Nature of the Corruption: A Web of Deceit
Audits revealed a pattern of malpractices turning training hubs into “ghost operations,” where funds flowed without delivering value. The blacklist stems from verified cases of manipulation, with fraudsters exploiting lax oversight for quick gains.
- Ghost Trainees and Forged Attendance: Centers claimed reimbursements for non-existent students, tampering records to fake participation.
- Proxy and Fake Identities: 122 TPs mismatched with their centers, indicating shell operations; 56 compliant in name but non-functional in practice.
- Inflated Bills and Phantom Infrastructure: Fake documents and non-existent facilities led to crores in undue payouts.
- Historical Context: Similar scandals in PMKVY 2.0 and 3.0, but this wave exposes deeper, organized rackets.
Government’s Swift Response: Blacklisting and Beyond
The MSDE’s zero-tolerance approach marks a turning point, freezing operations and clawing back funds to safeguard taxpayer money. This isn’t isolated – it’s part of ongoing probes into the National Skill Development Corporation (NSDC), PMKVY’s implementing arm.
- Immediate Blacklisting: 178 entities barred nationwide from PMKVY activities, effective immediately.
- Fund Recovery and Legal Action: Processes underway to reclaim misused funds; FIRs filed against severe offenders for criminal probe.
- Operational Freeze: Training halted in affected districts, with nationwide audits ramping up.

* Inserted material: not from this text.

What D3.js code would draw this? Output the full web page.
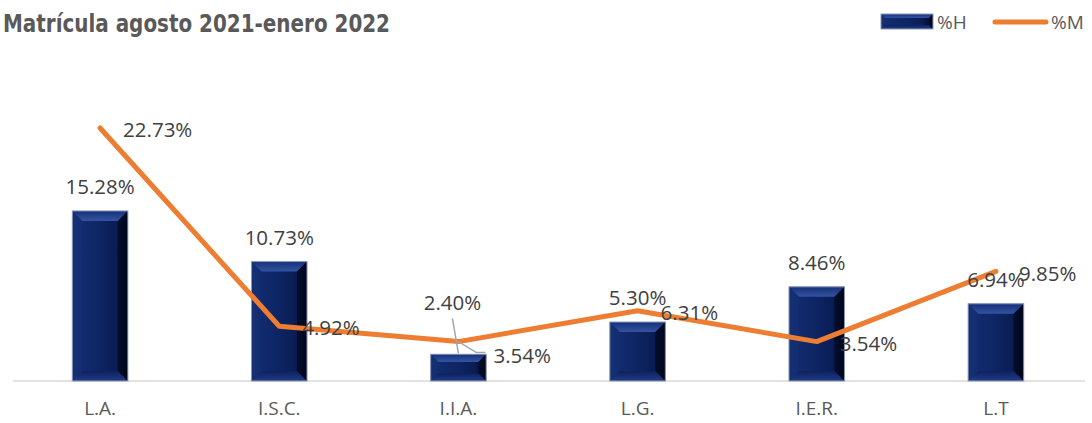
<!DOCTYPE html>
<meta charset="utf-8">
<html>
    <head>
        <script src="https://d3js.org/d3.v7.min.js"></script>
    </head>
    <style>
        body { margin: 0; background: #fff; }
        svg { display: block; }
    </style>
    <body>

        <div id="chart"></div>

        <script>

            var categories = ["L.A.", "I.S.C.", "I.I.A.", "L.G.", "I.E.R.", "L.T"];
            var pctH = [15.28, 10.73, 2.40, 5.30, 8.46, 6.94];
            var pctM = [22.73, 4.92, 3.54, 6.31, 3.54, 9.85];
            var seriesNames = ["%H", "%M"];

            var width = 1092, height = 423;
            var baseY = 381;

            // labels that were dragged away in the original, with a leader line
            var movedBarLabel = { "I.I.A.": [-6, -27] };
            var movedLineLabel = { "I.I.A.": [12, 12] };

            var x = d3.scaleBand(categories, [10.5, 1085.5])
                .paddingInner(0.69)
                .paddingOuter(0.345);
            var y = d3.scaleLinear([0, 25], [baseY, baseY - 25 * 11.13]);
            var cx = c => x(c) + x.bandwidth() / 2;

            var svg = d3.select("#chart")
                .append("svg")
                .attr("width", width)
                .attr("height", height)
                .attr("viewBox", [0, 0, width, height]);

            var defs = svg.append("defs");
            var g1 = defs.append("linearGradient").attr("id", "barFace")
                .attr("x1", 0).attr("x2", 1).attr("y1", 0).attr("y2", 0);
            g1.append("stop").attr("offset", "0%").attr("stop-color", "#152e70");
            g1.append("stop").attr("offset", "45%").attr("stop-color", "#0e2666");
            g1.append("stop").attr("offset", "78%").attr("stop-color", "#0a1d55");
            g1.append("stop").attr("offset", "100%").attr("stop-color", "#010620");
            var g2 = defs.append("linearGradient").attr("id", "bevTop")
                .attr("x1", 0).attr("x2", 0).attr("y1", 0).attr("y2", 1);
            g2.append("stop").attr("offset", "0%").attr("stop-color", "#15307a");
            g2.append("stop").attr("offset", "100%").attr("stop-color", "#3454a0");
            var g3 = defs.append("linearGradient").attr("id", "bevBot")
                .attr("x1", 0).attr("x2", 0).attr("y1", 0).attr("y2", 1);
            g3.append("stop").attr("offset", "0%").attr("stop-color", "#0b2160");
            g3.append("stop").attr("offset", "100%").attr("stop-color", "#223c84");

            function bevelBar(sel, x0, y0, w, h, b) {
                var x1 = x0 + w, y1 = y0 + h;
                var gg = sel.append("g");
                gg.append("rect").attr("x", x0).attr("y", y0).attr("width", w).attr("height", h)
                    .attr("fill", "url(#barFace)");
                gg.append("polygon")
                    .attr("points", [[x0, y0], [x1, y0], [x1 - b, y0 + b], [x0 + b, y0 + b]].join(" "))
                    .attr("fill", "url(#bevTop)");
                gg.append("polygon")
                    .attr("points", [[x0, y1], [x1, y1], [x1 - b, y1 - b], [x0 + b, y1 - b]].join(" "))
                    .attr("fill", "url(#bevBot)");
                gg.append("polygon")
                    .attr("points", [[x1, y0], [x1, y1], [x1 - b, y1 - b], [x1 - b, y0 + b]].join(" "))
                    .attr("fill", "#010618").attr("opacity", 0.6);
                gg.append("polygon")
                    .attr("points", [[x0, y0], [x0, y1], [x0 + b, y1 - b], [x0 + b, y0 + b]].join(" "))
                    .attr("fill", "#16317a").attr("opacity", 0.4);
                gg.append("rect").attr("x", x0).attr("y", y0).attr("width", w).attr("height", h)
                    .attr("fill", "none").attr("stroke", "#8a9ab8").attr("stroke-width", 1);
            }

            // title
            svg.append("text")
                .attr("x", 3)
                .attr("y", 32)
                .attr("fill", "#595959")
                .attr("font-family", "'Liberation Sans Narrow', 'DejaVu Sans Condensed', sans-serif")
                .attr("font-weight", "bold")
                .attr("font-size", 25)
                .attr("textLength", 387)
                .attr("lengthAdjust", "spacingAndGlyphs")
                .text("Matrícula agosto 2021-enero 2022");

            // legend
            var legend = svg.append("g")
                .attr("font-family", "'Open Sans', sans-serif")
                .attr("font-size", 19)
                .attr("fill", "#595959");
            bevelBar(legend, 881, 14, 52, 15, 4);
            legend.append("text").attr("x", 937).attr("y", 22).attr("dy", "0.35em").text(seriesNames[0]);
            legend.append("line")
                .attr("x1", 995).attr("x2", 1046).attr("y1", 22).attr("y2", 22)
                .attr("stroke", "#ED7D31").attr("stroke-width", 5).attr("stroke-linecap", "round");
            legend.append("text").attr("x", 1051).attr("y", 22).attr("dy", "0.35em").text(seriesNames[1]);

            // baseline
            svg.append("line")
                .attr("x1", 13).attr("x2", 1085)
                .attr("y1", baseY).attr("y2", baseY)
                .attr("stroke", "#d9d9d9").attr("stroke-width", 1.5);

            // bars
            var bars = svg.append("g");
            categories.forEach((c, i) => {
                var h = y(0) - y(pctH[i]);
                bevelBar(bars, x(c), y(pctH[i]), x.bandwidth(), h, Math.min(10, h / 3.5));
            });

            // x axis labels
            var xAxis = d3.axisBottom(x).tickSize(0).tickPadding(21);
            svg.append("g")
                .attr("transform", `translate(0,${baseY})`)
                .call(xAxis)
                .call(g => g.select(".domain").remove())
                .call(g => g.selectAll("text")
                    .attr("font-family", "'Open Sans', sans-serif")
                    .attr("font-size", 19)
                    .attr("fill", "#595959"));

            // %M line
            var line = d3.line()
                .x((d, i) => cx(categories[i]))
                .y(d => y(d));
            svg.append("path")
                .datum(pctM)
                .attr("d", line)
                .attr("fill", "none")
                .attr("stroke", "#ED7D31")
                .attr("stroke-width", 5)
                .attr("stroke-linejoin", "round")
                .attr("stroke-linecap", "round");

            // data labels
            var labels = svg.append("g")
                .attr("font-family", "'Open Sans', sans-serif")
                .attr("font-size", 20.5)
                .attr("fill", "#404040");
            var fmt = d => d.toFixed(2) + "%";

            categories.forEach((c, i) => {
                // bar label above bar
                var bx = cx(c), by = y(pctH[i]) - 24;
                var mb = movedBarLabel[c];
                if (mb) {
                    labels.append("line")
                        .attr("x1", bx + mb[0]).attr("y1", by + mb[1] + 15)
                        .attr("x2", bx).attr("y2", y(pctH[i]) - 1)
                        .attr("stroke", "#a6a6a6").attr("stroke-width", 1.5);
                    bx += mb[0]; by += mb[1];
                }
                labels.append("text")
                    .attr("x", bx).attr("y", by).attr("dy", "0.35em")
                    .attr("text-anchor", "middle")
                    .text(fmt(pctH[i]));

                // line label to the right
                var px = cx(c), py = y(pctM[i]);
                var lx = px + 23, ly = py + 2;
                var ml = movedLineLabel[c];
                if (ml) {
                    lx += ml[0]; ly += ml[1];
                    labels.append("polyline")
                        .attr("points", [[px, py], [px + 18, ly - 3], [lx - 8, ly - 3]].join(" "))
                        .attr("fill", "none")
                        .attr("stroke", "#a6a6a6").attr("stroke-width", 1.5);
                }
                labels.append("text")
                    .attr("x", lx).attr("y", ly).attr("dy", "0.35em")
                    .text(fmt(pctM[i]));
            });

        </script>
    </body>
</html>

- NSDC Overhaul: Amid internal shake-ups, including CEO ouster in May 2025 and August complaints against officials for fund mishandling.
States Hit Hardest: A Regional Breakdown
The fraud wasn’t uniform – northern and central states bore the brunt, highlighting uneven implementation across India.
- Uttar Pradesh: 59 blacklisted (highest, signaling major hotspots in rural skilling).
- Delhi: 25 entities, urban centers implicated in proxy setups.
- Madhya Pradesh: 24 cases, focused on vocational trades.
- Rajasthan: 20 partners, with issues in attendance fraud.
- Others: Single cases in Jammu & Kashmir, Maharashtra, Chhattisgarh, Mizoram, Telangana, and Tamil Nadu.
Impact: Disruption, Distrust, and a Path to Renewal
This purge has stalled PMKVY in key regions, delaying training for thousands of aspirants and denting Skill India’s credibility. Yet, it paves the way for a robust ecosystem.
- Short-Term Disruptions: Near-halt in operations across districts; genuine trainees urged to verify centers via official portals.
- Long-Term Gains: Cleaner funds could boost ethical TPs, with calls for AI audits and blockchain certifications to prevent recurrence.
- Youth Angle: Millions at risk of missing placements; experts push for faster vetting to resume skilling without delays.
- Broader Reforms: Tighter transparency norms, including real-time monitoring, to rebuild trust in the ₹12,000 crore+ initiative.